Gaussian Mean Width Consider $K\subset S^{n-1}$. Its Gaussian Mean Width is defined to be
$$
\mathbb{E}\,\sup_{x\in K}\vert \big<g, x\big>\vert 
$$
where $g$ is a standard Gaussian Random Vector in $\mathbb{R}^{n}$. 
I think that this is somehow supposed to be an averaging of the distance between planes needed to bound $K$, but I'm not sure how this definition actually does this. Is this definition dependent on $g$? Can anyone explain the motivation for this definition for me?
 A: Recall that the distribution of $g$ is rotationally invariant, more precisely, $g=ru$ where $r\gt0$ and $u$ in $S^{n-1}$ are independent random variables such that $u$ is uniformly distributed on $S^{n-1}$ (the distribution of $r$ is explicit and  depends on $n$). 
Hence $\langle g,x\rangle=r\langle u,x\rangle$ and, by independence, the gaussian mean width of $K$ is also
$$
\gamma_n(K)=c_n\cdot\mathrm E\left(\sup\limits_{x\in K}|\langle u,x\rangle|\right),
$$
where $c_n=\mathrm E(r)$ is a constant which depends only on the dimension $n$.

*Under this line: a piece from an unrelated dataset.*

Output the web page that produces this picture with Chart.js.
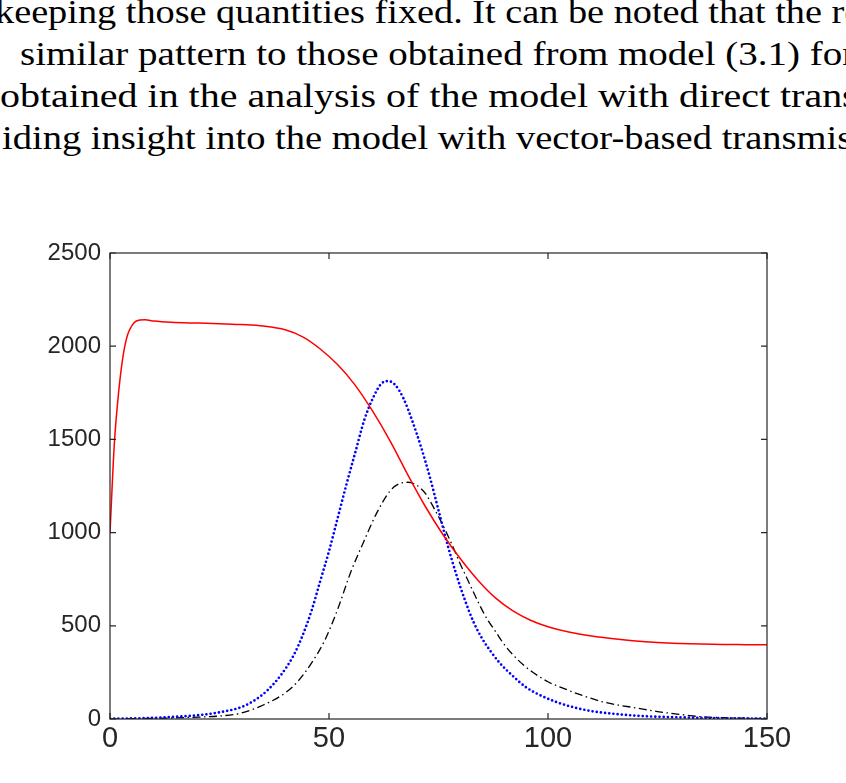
<!DOCTYPE html>
<html>
<head>
<meta charset="utf-8">
<script src="https://cdn.jsdelivr.net/npm/chart.js@4.4.1/dist/chart.umd.min.js"></script>
<style>
  html, body { margin: 0; padding: 0; background: #fff; }
  body { width: 846px; height: 783px; position: relative; overflow: hidden; }
  .line {
    position: absolute; white-space: nowrap;
    font-family: "Liberation Serif", serif;
    font-size: 33px; line-height: 33px; color: #000;
    transform-origin: 0 0;
  }
  #chart { position: absolute; left: 0; top: 0; }
</style>
</head>
<body>
<div class="line" id="l1">keeping those quantities fixed. It can be noted that the results</div>
<div class="line" id="l2">similar pattern to those obtained from model (3.1) for</div>
<div class="line" id="l3">obtained in the analysis of the model with direct transmission</div>
<div class="line" id="l4">iding insight into the model with vector-based transmission</div>
<canvas id="chart" width="846" height="783"></canvas>
<script>
// time points and values
const tRed = [0, 1, 2, 3, 4, 5, 6, 8, 10, 14, 20, 25, 30, 35, 40, 44, 48, 52, 56, 60, 64, 68, 72, 76, 80, 84, 88, 92, 96, 100, 105, 110, 115, 120, 125, 130, 135, 140, 145, 150];
const red = [1000, 1480, 1760, 1950, 2060, 2110, 2135, 2142, 2135, 2128, 2124, 2121, 2116, 2108, 2088, 2050, 1985, 1900, 1790, 1650, 1490, 1310, 1140, 990, 860, 745, 650, 580, 530, 495, 465, 445, 430, 418, 410, 405, 402, 400, 399, 398];

const tBlue = [0, 5, 10, 15, 20, 25, 30, 33, 36, 39, 42, 44, 46, 48, 50, 52, 54, 56, 58, 60, 62, 63.5, 65, 67, 69, 71, 73, 75, 77, 79, 81, 83, 85, 87, 89, 92, 95, 98, 102, 106, 110, 115, 120, 125, 130, 135, 140, 145, 150];
const blue = [2, 3, 6, 12, 20, 36, 64, 100, 155, 235, 345, 450, 580, 740, 900, 1080, 1260, 1430, 1600, 1720, 1800, 1813, 1795, 1720, 1600, 1460, 1300, 1120, 940, 780, 640, 520, 430, 360, 300, 230, 170, 130, 90, 62, 42, 28, 18, 12, 9, 6, 4, 3, 2];

const tBlack = [0, 10, 20, 25, 30, 35, 40, 43, 46, 49, 52, 55, 58, 61, 64, 66, 68, 70, 72, 74, 76, 78, 80, 82, 84, 86, 88, 90, 93, 96, 100, 104, 108, 112, 116, 120, 125, 130, 135, 140, 145, 150];
const black = [0, 3, 10, 16, 32, 75, 140, 205, 300, 420, 590, 790, 955, 1110, 1225, 1262, 1270, 1255, 1210, 1130, 1040, 940, 830, 730, 630, 540, 470, 400, 320, 260, 200, 160, 125, 95, 75, 60, 40, 25, 12, 7, 4, 2];

const xTicks = [0, 50, 100, 150];
const yTicks = [0, 500, 1000, 1500, 2000, 2500];

// fit the page text lines: [id, left, baseline, substring, substring end x]
const textFit = [
  ['l1', -5, 24, 'keeping those quantities fixed. It can be noted that the', 822],
  ['l2', 20, 66, 'similar pattern to those obtained from model (3.1)', 800],
  ['l3', 0, 108, 'obtained in the analysis of the model with direct', 770],
  ['l4', 2, 150, 'iding insight into the model with vector-based', 712]
];
const mctx = document.createElement('canvas').getContext('2d');
mctx.font = '33px "Liberation Serif"';
textFit.forEach(([id, left, base, sub, endX]) => {
  const el = document.getElementById(id);
  const s = (endX - left) / mctx.measureText(sub).width;
  el.style.left = left + 'px';
  el.style.top = (base - 27.6) + 'px';
  el.style.transform = 'scaleX(' + s + ')';
});

function pts(t, v) {
  return t.map((x, i) => ({ x: x, y: v[i] }));
}

const axisColor = '#262626';

// matlab style box with inward ticks
const boxPlugin = {
  id: 'box',
  afterDatasetsDraw(chart) {
    const { ctx, chartArea: a, scales } = chart;
    ctx.save();
    ctx.strokeStyle = axisColor;
    ctx.lineWidth = 1.2;
    ctx.strokeRect(a.left, a.top, a.right - a.left, a.bottom - a.top);
    const len = 6;
    ctx.beginPath();
    xTicks.forEach(v => {
      const x = scales.x.getPixelForValue(v);
      ctx.moveTo(x, a.bottom); ctx.lineTo(x, a.bottom - len);
      ctx.moveTo(x, a.top); ctx.lineTo(x, a.top + len);
    });
    yTicks.forEach(v => {
      const y = scales.y.getPixelForValue(v);
      ctx.moveTo(a.left, y); ctx.lineTo(a.left + len, y);
      ctx.moveTo(a.right, y); ctx.lineTo(a.right - len, y);
    });
    ctx.stroke();
    ctx.restore();
  }
};

new Chart(document.getElementById('chart'), {
  type: 'scatter',
  data: {
    datasets: [
      {
        data: pts(tRed, red),
        showLine: true,
        borderColor: '#ff0000',
        borderWidth: 1.5,
        pointRadius: 0,
        cubicInterpolationMode: 'monotone'
      },
      {
        data: pts(tBlue, blue),
        showLine: true,
        borderColor: '#0000ff',
        borderWidth: 2.7,
        borderDash: [0, 4.2],
        borderCapStyle: 'round',
        pointRadius: 0,
        cubicInterpolationMode: 'monotone'
      },
      {
        data: pts(tBlack, black),
        showLine: true,
        borderColor: '#000000',
        borderWidth: 1.3,
        borderDash: [8, 3.5, 1.5, 3.5],
        pointRadius: 0,
        cubicInterpolationMode: 'monotone'
      }
    ]
  },
  options: {
    responsive: false,
    animation: false,
    layout: { padding: { top: 253, right: 79, left: 0, bottom: 0 } },
    plugins: { legend: { display: false }, tooltip: { enabled: false } },
    scales: {
      x: {
        type: 'linear',
        min: 0, max: 150,
        afterFit(s) { s.height = 64; },
        afterBuildTicks(s) { s.ticks = xTicks.map(v => ({ value: v })); },
        grid: { display: false, drawTicks: false },
        border: { display: false },
        ticks: {
          color: axisColor, padding: 3,
          font: { family: 'Liberation Sans', size: 29 },
          callback: v => String(v)
        }
      },
      y: {
        min: 0, max: 2500,
        afterFit(s) { s.width = 110; },
        afterBuildTicks(s) { s.ticks = yTicks.map(v => ({ value: v })); },
        grid: { display: false, drawTicks: false },
        border: { display: false },
        ticks: {
          color: axisColor, padding: 9,
          font: { family: 'Liberation Sans', size: 24 },
          callback: v => String(v)
        }
      }
    }
  },
  plugins: [boxPlugin]
});
</script>
</body>
</html>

Now, for every realization of $u$, one looks for the point $x$ in $K$ such that $u$ and $x$ are as best aligned as possible and $\gamma_n(K)$ is the average over $u$ of the result, scaled by $c_n$. 
If $K$ is gaussian wide in the sense that for nearly every $u$ in $S^{n-1}$ there exists some $x$ in $K$ such that $\langle u,x\rangle$ is nearly $+1$ or nearly $-1$, then the average is close to $1$ and $\gamma_n(K)$ is close to $c_n$. On the contrary, if $K$ is sparse in the sense that for some $u$ in $S^{n-1}$, no good $x$ in $K$ exists, then the average over $u$, and as a consequence $\gamma_n(K)$ itself, are smaller.